- GIVEN MATERIAL
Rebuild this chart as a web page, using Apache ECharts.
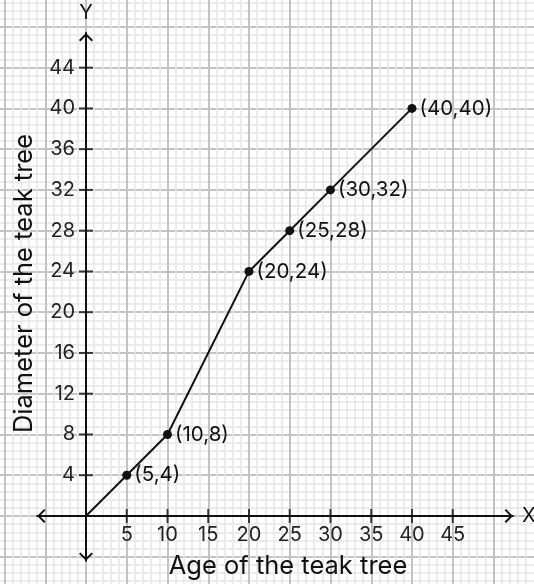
<!DOCTYPE html>
<html>
<head>
<meta charset="utf-8">
<script src="https://cdn.jsdelivr.net/npm/echarts@6/dist/echarts.min.js"></script>
<style>
html,body{margin:0;padding:0;background:#fff;}
#chart{width:534px;height:584px;}
</style>
</head>
<body>
<div id="chart"></div>
<script>
// Data
const ages = [0, 5, 10, 20, 25, 30, 40];
const diameters = [0, 4, 8, 24, 28, 32, 40];
const xTicks = [5, 10, 15, 20, 25, 30, 35, 40, 45];
const yTicks = [4, 8, 12, 16, 20, 24, 28, 32, 36, 40, 44];
const xTitle = 'Age of the teak tree';
const yTitle = 'Diameter of the teak tree';

const FONT = 'Inter, Roboto, "DejaVu Sans", sans-serif';
const INK = '#111111';
const chevron = 'path://M7,0L14,7L12.6,8.4L7,2.8L1.4,8.4L0,7Z';

const lineData = ages.map(function (a, i) {
  const item = { value: [a, diameters[i]] };
  if (a === 0 && diameters[i] === 0) {
    item.symbol = 'none';
    item.label = { show: false };
  }
  return item;
});

const X_MAX = 52.4, Y_MAX = 47.4;

const chart = echarts.init(document.getElementById('chart'), null, { renderer: 'canvas' });
chart.setOption({
  animation: false,
  backgroundColor: '#ffffff',
  grid: [
    { left: -36.25, right: -41, top: -13.9, bottom: -13.5, containLabel: false, outerBoundsMode: 'none' },
    { left: 37.1, right: 21, top: 33, bottom: 23.2, containLabel: false, outerBoundsMode: 'none' },
    { left: 86, right: 21, top: 33, bottom: 68, containLabel: false, outerBoundsMode: 'none' }
  ],
  xAxis: [
    {
      type: 'value', gridIndex: 0, min: -15, max: 60, interval: 5,
      axisLine: { show: false }, axisTick: { show: false }, axisLabel: { show: false },
      splitLine: { show: true, lineStyle: { color: '#c3c3c9', width: 2 } },
      minorTick: { show: false, splitNumber: 5 },
      minorSplitLine: { show: true, lineStyle: { color: '#e6e6eb', width: 1.5 } }
    },
    {
      type: 'value', gridIndex: 1, min: -6, max: X_MAX,
      name: 'X', nameLocation: 'end', nameGap: 9,
      nameTextStyle: { fontFamily: FONT, fontSize: 20, color: INK },
      axisLine: {
        show: true, onZero: true,
        lineStyle: { color: INK, width: 2 },
        symbol: [chevron, chevron], symbolSize: [14, 8.4], symbolOffset: [4.2, -4.2]
      },
      axisTick: { show: false },
      splitLine: { show: false },
      axisLabel: { show: false }
    },
    {
      type: 'value', gridIndex: 2, min: 0, max: X_MAX,
      axisLine: { show: false }, axisTick: { show: false }, splitLine: { show: false },
      axisLabel: { show: true, customValues: xTicks, margin: 9, fontFamily: FONT, fontSize: 20, color: '#222' }
    }
  ],
  yAxis: [
    {
      type: 'value', gridIndex: 0, min: -8, max: 52, interval: 4,
      axisLine: { show: false }, axisTick: { show: false }, axisLabel: { show: false },
      splitLine: { show: true, lineStyle: { color: '#c3c3c9', width: 2 } },
      minorTick: { show: false, splitNumber: 5 },
      minorSplitLine: { show: true, lineStyle: { color: '#e6e6eb', width: 1.5 } }
    },
    {
      type: 'value', gridIndex: 1, min: -4.4, max: Y_MAX,
      name: 'Y', nameLocation: 'end', nameGap: 10,
      nameTextStyle: { fontFamily: FONT, fontSize: 20, color: INK },
      axisLine: {
        show: true, onZero: true,
        lineStyle: { color: INK, width: 2 },
        symbol: [chevron, chevron], symbolSize: [14, 8.4], symbolOffset: [4.2, -4.2]
      },
      axisTick: { show: false },
      splitLine: { show: false },
      axisLabel: { show: false }
    },
    {
      type: 'value', gridIndex: 2, min: 0, max: Y_MAX,
      axisLine: { show: false }, axisTick: { show: false }, splitLine: { show: false },
      axisLabel: { show: true, customValues: yTicks, margin: 11, fontFamily: FONT, fontSize: 20, color: '#222' }
    }
  ],
  series: [
    {
      type: 'scatter', xAxisIndex: 1, yAxisIndex: 1, silent: true,
      symbol: 'rect', symbolSize: [2, 14],
      itemStyle: { color: INK },
      data: xTicks.map(function (v) { return [v, 0]; }),
      z: 3
    },
    {
      type: 'scatter', xAxisIndex: 1, yAxisIndex: 1, silent: true,
      symbol: 'rect', symbolSize: [14, 2],
      itemStyle: { color: INK },
      data: yTicks.map(function (v) { return [0, v]; }),
      z: 3
    },
    {
      type: 'line', xAxisIndex: 1, yAxisIndex: 1,
      data: lineData,
      symbol: 'circle', symbolSize: 9, showAllSymbol: true,
      lineStyle: { color: INK, width: 2 },
      itemStyle: { color: INK },
      label: {
        show: true, position: 'right', distance: 3,
        fontFamily: FONT, fontSize: 20.5, color: INK,
        formatter: function (p) { return '(' + p.value[0] + ',' + p.value[1] + ')'; }
      },
      z: 4
    }
  ],
  graphic: [
    {
      type: 'text', x: 288, y: 566, z: 100,
      style: { text: xTitle, fontFamily: FONT, fontSize: 25.5, fill: INK, align: 'center', verticalAlign: 'middle' }
    },
    {
      type: 'text', x: 24, y: 283.5, rotation: Math.PI / 2, z: 100,
      style: { text: yTitle, fontFamily: FONT, fontSize: 25.5, fill: INK, align: 'center', verticalAlign: 'middle' }
    }
  ]
});
</script>
</body>
</html>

- EXERCISE
Copy the material shown above in full and exactly. Skip the pictures.

- COMPLETE RESPONSE
Rebuild this chart as a web page, using Apache ECharts.
<!DOCTYPE html>
<html>
<head>
<meta charset="utf-8">
<script src="https://cdn.jsdelivr.net/npm/echarts@6/dist/echarts.min.js"></script>
<style>
html,body{margin:0;padding:0;background:#fff;}
#chart{width:534px;height:584px;}
</style>
</head>
<body>
<div id="chart"></div>
<script>
// Data
const ages = [0, 5, 10, 20, 25, 30, 40];
const diameters = [0, 4, 8, 24, 28, 32, 40];
const xTicks = [5, 10, 15, 20, 25, 30, 35, 40, 45];
const yTicks = [4, 8, 12, 16, 20, 24, 28, 32, 36, 40, 44];
const xTitle = 'Age of the teak tree';
const yTitle = 'Diameter of the teak tree';

const FONT = 'Inter, Roboto, "DejaVu Sans", sans-serif';
const INK = '#111111';
const chevron = 'path://M7,0L14,7L12.6,8.4L7,2.8L1.4,8.4L0,7Z';

const lineData = ages.map(function (a, i) {
  const item = { value: [a, diameters[i]] };
  if (a === 0 && diameters[i] === 0) {
    item.symbol = 'none';
    item.label = { show: false };
  }
  return item;
});

const X_MAX = 52.4, Y_MAX = 47.4;

const chart = echarts.init(document.getElementById('chart'), null, { renderer: 'canvas' });
chart.setOption({
  animation: false,
  backgroundColor: '#ffffff',
  grid: [
    { left: -36.25, right: -41, top: -13.9, bottom: -13.5, containLabel: false, outerBoundsMode: 'none' },
    { left: 37.1, right: 21, top: 33, bottom: 23.2, containLabel: false, outerBoundsMode: 'none' },
    { left: 86, right: 21, top: 33, bottom: 68, containLabel: false, outerBoundsMode: 'none' }
  ],
  xAxis: [
    {
      type: 'value', gridIndex: 0, min: -15, max: 60, interval: 5,
      axisLine: { show: false }, axisTick: { show: false }, axisLabel: { show: false },
      splitLine: { show: true, lineStyle: { color: '#c3c3c9', width: 2 } },
      minorTick: { show: false, splitNumber: 5 },
      minorSplitLine: { show: true, lineStyle: { color: '#e6e6eb', width: 1.5 } }
    },
    {
      type: 'value', gridIndex: 1, min: -6, max: X_MAX,
      name: 'X', nameLocation: 'end', nameGap: 9,
      nameTextStyle: { fontFamily: FONT, fontSize: 20, color: INK },
      axisLine: {
        show: true, onZero: true,
        lineStyle: { color: INK, width: 2 },
        symbol: [chevron, chevron], symbolSize: [14, 8.4], symbolOffset: [4.2, -4.2]
      },
      axisTick: { show: false },
      splitLine: { show: false },
      axisLabel: { show: false }
    },
    {
      type: 'value', gridIndex: 2, min: 0, max: X_MAX,
      axisLine: { show: false }, axisTick: { show: false }, splitLine: { show: false },
      axisLabel: { show: true, customValues: xTicks, margin: 9, fontFamily: FONT, fontSize: 20, color: '#222' }
    }
  ],
  yAxis: [
    {
      type: 'value', gridIndex: 0, min: -8, max: 52, interval: 4,
      axisLine: { show: false }, axisTick: { show: false }, axisLabel: { show: false },
      splitLine: { show: true, lineStyle: { color: '#c3c3c9', width: 2 } },
      minorTick: { show: false, splitNumber: 5 },
      minorSplitLine: { show: true, lineStyle: { color: '#e6e6eb', width: 1.5 } }
    },
    {
      type: 'value', gridIndex: 1, min: -4.4, max: Y_MAX,
      name: 'Y', nameLocation: 'end', nameGap: 10,
      nameTextStyle: { fontFamily: FONT, fontSize: 20, color: INK },
      axisLine: {
        show: true, onZero: true,
        lineStyle: { color: INK, width: 2 },
        symbol: [chevron, chevron], symbolSize: [14, 8.4], symbolOffset: [4.2, -4.2]
      },
      axisTick: { show: false },
      splitLine: { show: false },
      axisLabel: { show: false }
    },
    {
      type: 'value', gridIndex: 2, min: 0, max: Y_MAX,
      axisLine: { show: false }, axisTick: { show: false }, splitLine: { show: false },
      axisLabel: { show: true, customValues: yTicks, margin: 11, fontFamily: FONT, fontSize: 20, color: '#222' }
    }
  ],
  series: [
    {
      type: 'scatter', xAxisIndex: 1, yAxisIndex: 1, silent: true,
      symbol: 'rect', symbolSize: [2, 14],
      itemStyle: { color: INK },
      data: xTicks.map(function (v) { return [v, 0]; }),
      z: 3
    },
    {
      type: 'scatter', xAxisIndex: 1, yAxisIndex: 1, silent: true,
      symbol: 'rect', symbolSize: [14, 2],
      itemStyle: { color: INK },
      data: yTicks.map(function (v) { return [0, v]; }),
      z: 3
    },
    {
      type: 'line', xAxisIndex: 1, yAxisIndex: 1,
      data: lineData,
      symbol: 'circle', symbolSize: 9, showAllSymbol: true,
      lineStyle: { color: INK, width: 2 },
      itemStyle: { color: INK },
      label: {
        show: true, position: 'right', distance: 3,
        fontFamily: FONT, fontSize: 20.5, color: INK,
        formatter: function (p) { return '(' + p.value[0] + ',' + p.value[1] + ')'; }
      },
      z: 4
    }
  ],
  graphic: [
    {
      type: 'text', x: 288, y: 566, z: 100,
      style: { text: xTitle, fontFamily: FONT, fontSize: 25.5, fill: INK, align: 'center', verticalAlign: 'middle' }
    },
    {
      type: 'text', x: 24, y: 283.5, rotation: Math.PI / 2, z: 100,
      style: { text: yTitle, fontFamily: FONT, fontSize: 25.5, fill: INK, align: 'center', verticalAlign: 'middle' }
    }
  ]
});
</script>
</body>
</html>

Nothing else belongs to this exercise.